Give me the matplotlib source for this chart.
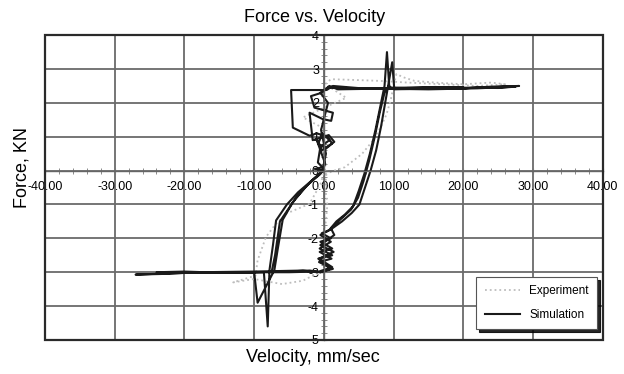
import matplotlib
matplotlib.use('Agg')
import matplotlib.pyplot as plt
from matplotlib.ticker import MultipleLocator, FormatStrFormatter
from matplotlib.patches import Rectangle

plt.rcParams['font.family'] = ['Liberation Sans', 'DejaVu Sans']

# Simulation (black solid) - velocity mm/sec, force KN
sim_vel = [-0.5, 0.9, -0.8, 1.2, -0.6, 1.0, -0.5, 0.8,
           1.8, 3.0, 4.2, 5.0, 5.8, 6.6, 7.4, 8.1, 8.7, 9.05, 9.4,
           12, 16, 20, 24, 28, 24, 18, 12, 6, 1.3, 0.4, -0.9, -4.7,
           -4.45, -2.05, -1.0, 0.5, 1.2, 0.3, -0.8, -0.2, 0.8, -0.5, -0.86, -0.2, -1.3,
           0.0, -1.5, -3.7, -5.3, -6.85, -7.3, -7.8, -8.05, -8.6,
           -12, -18, -23, -27, -22, -15, -8, -2, -0.5,
           1.3, -0.7, 1.1, -0.6, 1.2, -0.5, 1.0, -0.3, 0.9,
           2.6, 4.0, 5.1, 5.9, 6.7, 7.5, 8.2, 8.8, 9.3, 9.8, 10.1,
           14, 19, 25, 27.5, 22, 15, 8, 2, 0.8, -0.3, -1.85, -1.35, 1.3, 1.05, -0.14, -2.05,
           -1.6, 0.7, 1.5, -0.3, -1.1, 0.2, -0.5,
           -2.5, -4.5, -5.9, -6.6, -7.1, -9.5, -10.0,
           -14, -20, -24, -18, -10, -3, -1.0, 1.2, -0.7, 1.4, -0.5, 1.5, 1.0,
           2.6, 3.9, 4.9, 5.7, 6.5, 7.3, 8.0, 8.7, 9.3, 9.7,
           14, 20, 16, 8, 0.5, -0.5, 0.6, -0.4, 0.3, -0.2,
           -2.0, -4.0, -6.3, -7.0, -7.5, -5.0, -1.0]
sim_force = [-3.0, -2.9, -2.6, -2.5, -2.3, -2.1, -1.9, -1.75,
             -1.5, -1.3, -1.05, -0.6, -0.1, 0.5, 1.2, 1.9, 2.5, 3.5, 2.42,
             2.44, 2.47, 2.43, 2.48, 2.5, 2.46, 2.42, 2.44, 2.42, 2.5, 2.38, 2.38, 2.38,
             1.27, 1.03, 1.1, 1.0, 0.8, 0.65, 0.8, 1.1, 0.9, 0.7, 0.24, 0.1, 0.05,
             0.0, -0.25, -0.64, -1.0, -1.47, -2.2, -2.94, -4.6, -3.0,
             -3.02, -3.0, -3.05, -3.07, -3.03, -3.0, -3.0, -2.95, -3.0,
             -2.9, -2.7, -2.6, -2.4, -2.3, -2.1, -2.0, -1.85, -1.75,
             -1.5, -1.25, -1.0, -0.5, 0.0, 0.6, 1.3, 2.0, 2.6, 3.2, 2.4,
             2.42, 2.45, 2.44, 2.48, 2.43, 2.4, 2.42, 2.4, 2.5, 2.3, 2.2, 1.86, 1.71, 1.47, 1.52, 1.71,
             0.9, 1.05, 0.85, 0.6, 0.95, 0.2, -0.1,
             -0.45, -0.95, -1.45, -2.3, -2.94, -3.9, -3.0,
             -3.02, -2.98, -3.0, -3.0, -2.98, -2.95, -3.0, -2.85, -2.6, -2.4, -2.2, -1.9, -1.7,
             -1.4, -1.15, -0.8, -0.3, 0.3, 1.0, 1.7, 2.3, 2.5, 2.45,
             2.45, 2.46, 2.44, 2.42, 2.45, 2.3, 2.0, 1.2, 0.5, 0.0,
             -0.35, -0.8, -1.5, -2.5, -3.0, -3.0, -2.98]

# Experiment (grey dotted)
exp_vel = [0.2, 1.5, 3.0, 4.2, 5.5, 7.0, 8.2, 9.0, 9.6, 9.9, 10.4, 11.5, 13, 16, 20, 24, 26,
           22, 17, 12, 8, 4, 1, 0.2, 3.2, 0.5, -3.0, -0.5, 0.3, -0.2, 0.3, -0.5,
           -2.05, -5.4, -7.0, -8.3, -9.5, -9.8, -13, -10, -6, -3, -1.6, 0.0,
           0.3, -0.3, 0.3, 0.5, 0.2, 0.4]
exp_force = [-0.1, 0.0, 0.1, 0.29, 0.5, 0.88, 1.3, 1.67, 2.1, 2.4, 2.85, 2.75, 2.65, 2.6, 2.55, 2.6, 2.55,
             2.5, 2.55, 2.6, 2.65, 2.68, 2.7, 2.55, 2.15, 1.9, 1.57, 1.3, 0.9, 0.5, 0.1, -0.4,
             -0.98, -1.27, -1.6, -1.96, -2.65, -3.1, -3.3, -3.2, -3.35, -3.25, -3.1, -3.0,
             -2.5, -2.0, -1.5, -1.0, -0.5, 0.0]

fig = plt.figure(figsize=(6.24, 3.74), dpi=100)
ax = fig.add_axes([0.072, 0.091, 0.894, 0.815])

ax.plot(exp_vel, exp_force, linestyle=':', color='#bdbdbd', linewidth=1.3, label='Experiment')
ax.plot(sim_vel, sim_force, color='#1a1a1a', linewidth=1.5, label='Simulation')

ax.set_xlim(-40, 40)
ax.set_ylim(-5, 4)
ax.xaxis.set_major_locator(MultipleLocator(10))
ax.xaxis.set_minor_locator(MultipleLocator(2))
ax.yaxis.set_major_locator(MultipleLocator(1))
ax.yaxis.set_minor_locator(MultipleLocator(0.2))
ax.xaxis.set_major_formatter(FormatStrFormatter('%.2f'))
ax.yaxis.set_major_formatter(FormatStrFormatter('%d'))

ax.grid(True, which='major', color='#6a6a6a', linewidth=1.3)
ax.set_axisbelow(True)

# axes through the origin
ax.spines['left'].set_position(('data', 0))
ax.spines['bottom'].set_position(('data', 0))
ax.spines['top'].set_visible(False)
ax.spines['right'].set_visible(False)
for s in ['left', 'bottom']:
    ax.spines[s].set_color('#666666')
    ax.spines[s].set_linewidth(1.0)
ax.tick_params(which='both', direction='inout', color='#777777', labelsize=9)
ax.tick_params(axis='x', pad=5)
ax.tick_params(axis='y', pad=1)
ax.tick_params(which='major', length=5)
ax.tick_params(which='minor', length=4)

# outer frame
ax.add_patch(Rectangle((0, 0), 1, 1, transform=ax.transAxes, fill=False,
                       edgecolor='#2a2a2a', linewidth=1.6, clip_on=False, zorder=5))

fig.text(315 / 624, 1 - 17 / 374, 'Force vs. Velocity', ha='center', va='center', fontsize=13)
fig.text(313 / 624, 1 - 358 / 374, 'Velocity, mm/sec', ha='center', va='center', fontsize=13)
fig.text(22 / 624, 1 - 168 / 374, 'Force, KN', ha='center', va='center', rotation=90, fontsize=13)

leg = ax.legend(loc='lower right', bbox_to_anchor=(0.99, 0.035), borderaxespad=0,
                fontsize=8.5, fancybox=False, edgecolor='#555555', framealpha=1,
                handlelength=3.0, labelspacing=1.0, borderpad=0.7,
                shadow={'color': 'black', 'alpha': 0.85})
leg.get_frame().set_linewidth(0.8)

plt.savefig('out.png', dpi=100)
::::::::
Output an exact copy of the material, with the pictures removed.

Give me the matplotlib source for this chart.
import matplotlib
matplotlib.use('Agg')
import matplotlib.pyplot as plt
from matplotlib.ticker import MultipleLocator, FormatStrFormatter
from matplotlib.patches import Rectangle

plt.rcParams['font.family'] = ['Liberation Sans', 'DejaVu Sans']

# Simulation (black solid) - velocity mm/sec, force KN
sim_vel = [-0.5, 0.9, -0.8, 1.2, -0.6, 1.0, -0.5, 0.8,
           1.8, 3.0, 4.2, 5.0, 5.8, 6.6, 7.4, 8.1, 8.7, 9.05, 9.4,
           12, 16, 20, 24, 28, 24, 18, 12, 6, 1.3, 0.4, -0.9, -4.7,
           -4.45, -2.05, -1.0, 0.5, 1.2, 0.3, -0.8, -0.2, 0.8, -0.5, -0.86, -0.2, -1.3,
           0.0, -1.5, -3.7, -5.3, -6.85, -7.3, -7.8, -8.05, -8.6,
           -12, -18, -23, -27, -22, -15, -8, -2, -0.5,
           1.3, -0.7, 1.1, -0.6, 1.2, -0.5, 1.0, -0.3, 0.9,
           2.6, 4.0, 5.1, 5.9, 6.7, 7.5, 8.2, 8.8, 9.3, 9.8, 10.1,
           14, 19, 25, 27.5, 22, 15, 8, 2, 0.8, -0.3, -1.85, -1.35, 1.3, 1.05, -0.14, -2.05,
           -1.6, 0.7, 1.5, -0.3, -1.1, 0.2, -0.5,
           -2.5, -4.5, -5.9, -6.6, -7.1, -9.5, -10.0,
           -14, -20, -24, -18, -10, -3, -1.0, 1.2, -0.7, 1.4, -0.5, 1.5, 1.0,
           2.6, 3.9, 4.9, 5.7, 6.5, 7.3, 8.0, 8.7, 9.3, 9.7,
           14, 20, 16, 8, 0.5, -0.5, 0.6, -0.4, 0.3, -0.2,
           -2.0, -4.0, -6.3, -7.0, -7.5, -5.0, -1.0]
sim_force = [-3.0, -2.9, -2.6, -2.5, -2.3, -2.1, -1.9, -1.75,
             -1.5, -1.3, -1.05, -0.6, -0.1, 0.5, 1.2, 1.9, 2.5, 3.5, 2.42,
             2.44, 2.47, 2.43, 2.48, 2.5, 2.46, 2.42, 2.44, 2.42, 2.5, 2.38, 2.38, 2.38,
             1.27, 1.03, 1.1, 1.0, 0.8, 0.65, 0.8, 1.1, 0.9, 0.7, 0.24, 0.1, 0.05,
             0.0, -0.25, -0.64, -1.0, -1.47, -2.2, -2.94, -4.6, -3.0,
             -3.02, -3.0, -3.05, -3.07, -3.03, -3.0, -3.0, -2.95, -3.0,
             -2.9, -2.7, -2.6, -2.4, -2.3, -2.1, -2.0, -1.85, -1.75,
             -1.5, -1.25, -1.0, -0.5, 0.0, 0.6, 1.3, 2.0, 2.6, 3.2, 2.4,
             2.42, 2.45, 2.44, 2.48, 2.43, 2.4, 2.42, 2.4, 2.5, 2.3, 2.2, 1.86, 1.71, 1.47, 1.52, 1.71,
             0.9, 1.05, 0.85, 0.6, 0.95, 0.2, -0.1,
             -0.45, -0.95, -1.45, -2.3, -2.94, -3.9, -3.0,
             -3.02, -2.98, -3.0, -3.0, -2.98, -2.95, -3.0, -2.85, -2.6, -2.4, -2.2, -1.9, -1.7,
             -1.4, -1.15, -0.8, -0.3, 0.3, 1.0, 1.7, 2.3, 2.5, 2.45,
             2.45, 2.46, 2.44, 2.42, 2.45, 2.3, 2.0, 1.2, 0.5, 0.0,
             -0.35, -0.8, -1.5, -2.5, -3.0, -3.0, -2.98]

# Experiment (grey dotted)
exp_vel = [0.2, 1.5, 3.0, 4.2, 5.5, 7.0, 8.2, 9.0, 9.6, 9.9, 10.4, 11.5, 13, 16, 20, 24, 26,
           22, 17, 12, 8, 4, 1, 0.2, 3.2, 0.5, -3.0, -0.5, 0.3, -0.2, 0.3, -0.5,
           -2.05, -5.4, -7.0, -8.3, -9.5, -9.8, -13, -10, -6, -3, -1.6, 0.0,
           0.3, -0.3, 0.3, 0.5, 0.2, 0.4]
exp_force = [-0.1, 0.0, 0.1, 0.29, 0.5, 0.88, 1.3, 1.67, 2.1, 2.4, 2.85, 2.75, 2.65, 2.6, 2.55, 2.6, 2.55,
             2.5, 2.55, 2.6, 2.65, 2.68, 2.7, 2.55, 2.15, 1.9, 1.57, 1.3, 0.9, 0.5, 0.1, -0.4,
             -0.98, -1.27, -1.6, -1.96, -2.65, -3.1, -3.3, -3.2, -3.35, -3.25, -3.1, -3.0,
             -2.5, -2.0, -1.5, -1.0, -0.5, 0.0]

fig = plt.figure(figsize=(6.24, 3.74), dpi=100)
ax = fig.add_axes([0.072, 0.091, 0.894, 0.815])

ax.plot(exp_vel, exp_force, linestyle=':', color='#bdbdbd', linewidth=1.3, label='Experiment')
ax.plot(sim_vel, sim_force, color='#1a1a1a', linewidth=1.5, label='Simulation')

ax.set_xlim(-40, 40)
ax.set_ylim(-5, 4)
ax.xaxis.set_major_locator(MultipleLocator(10))
ax.xaxis.set_minor_locator(MultipleLocator(2))
ax.yaxis.set_major_locator(MultipleLocator(1))
ax.yaxis.set_minor_locator(MultipleLocator(0.2))
ax.xaxis.set_major_formatter(FormatStrFormatter('%.2f'))
ax.yaxis.set_major_formatter(FormatStrFormatter('%d'))

ax.grid(True, which='major', color='#6a6a6a', linewidth=1.3)
ax.set_axisbelow(True)

# axes through the origin
ax.spines['left'].set_position(('data', 0))
ax.spines['bottom'].set_position(('data', 0))
ax.spines['top'].set_visible(False)
ax.spines['right'].set_visible(False)
for s in ['left', 'bottom']:
    ax.spines[s].set_color('#666666')
    ax.spines[s].set_linewidth(1.0)
ax.tick_params(which='both', direction='inout', color='#777777', labelsize=9)
ax.tick_params(axis='x', pad=5)
ax.tick_params(axis='y', pad=1)
ax.tick_params(which='major', length=5)
ax.tick_params(which='minor', length=4)

# outer frame
ax.add_patch(Rectangle((0, 0), 1, 1, transform=ax.transAxes, fill=False,
                       edgecolor='#2a2a2a', linewidth=1.6, clip_on=False, zorder=5))

fig.text(315 / 624, 1 - 17 / 374, 'Force vs. Velocity', ha='center', va='center', fontsize=13)
fig.text(313 / 624, 1 - 358 / 374, 'Velocity, mm/sec', ha='center', va='center', fontsize=13)
fig.text(22 / 624, 1 - 168 / 374, 'Force, KN', ha='center', va='center', rotation=90, fontsize=13)

leg = ax.legend(loc='lower right', bbox_to_anchor=(0.99, 0.035), borderaxespad=0,
                fontsize=8.5, fancybox=False, edgecolor='#555555', framealpha=1,
                handlelength=3.0, labelspacing=1.0, borderpad=0.7,
                shadow={'color': 'black', 'alpha': 0.85})
leg.get_frame().set_linewidth(0.8)

plt.savefig('out.png', dpi=100)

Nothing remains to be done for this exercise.